"cabinet" orders where used in the past when options traded in fractions. Only specialist and MM knew they were there as they were not displayed and you still needed someone to buy the option at $0.01 from you. Now that options trade in $0.01 and $0.05 increments, I'm not sure that is an options. As GE options trade in $0.01 increments, that is the value of a cabinet order.
You could sell it as part of a spread and then close/exercise the other leg (so you don't run into wash sale rules). If you can give your broker an irrevocable instruction not to exercise, you could treat it as abandoned.
thanks for this. Very helpful. It reminded me that I'm not always trading against a singular entity. In the past, I would stop inching up my price because I didn't want to get string-ed along (price baiting), but really, it is about what i'm willing to buy/sell the security at. If there are numerous MMs out there competing for the biz, then it is best if I just aim for my best price. another Q... for SPX are there multiple MM out there? the exchange is always XCBO on my system (CBOE exchange i'm assuming).
this is promising... can you show one of an spx leap? i.e. something that is less liquid. i'd like to see if it just showing the traded Hi-Lo, or if it is the bid ask of the option for the entire day. Ideally, over the last 5 days... thanks!
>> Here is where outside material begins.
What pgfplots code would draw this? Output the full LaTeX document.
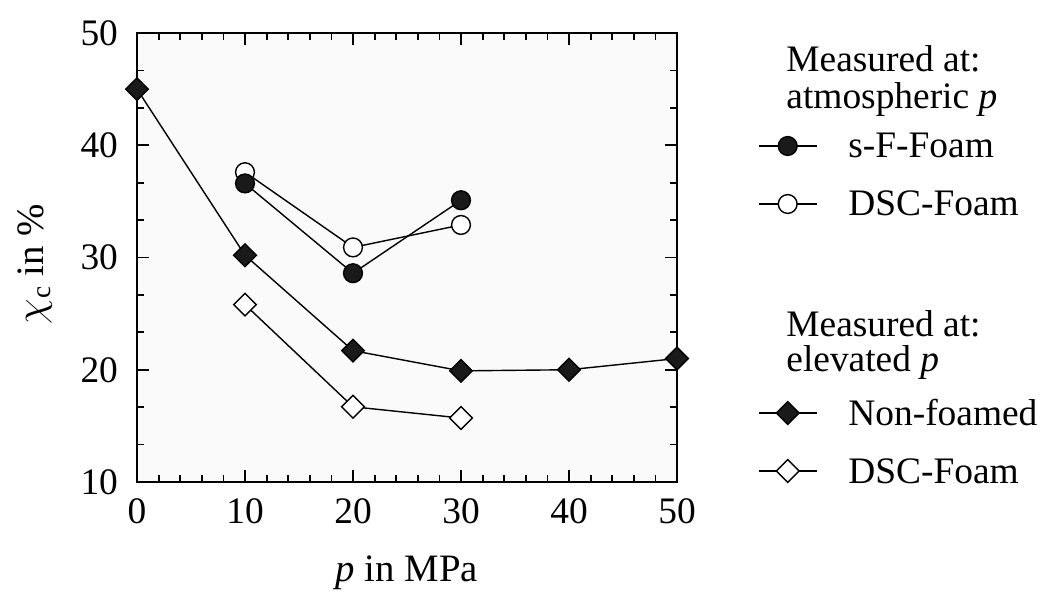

Costed me a little money but was able to get out and booked 2018 loss on my GE (now DOTM) call options. I actually converted into a diagonal spread with Dec expiration on one leg (in case I wanted to keep and play that leg). Thank you for the suggestion.
i heard lit/dark sweep and hide not slide orders can be useful for optimizing execution. do you find exchanges will also make you your own order type if you are nice to them?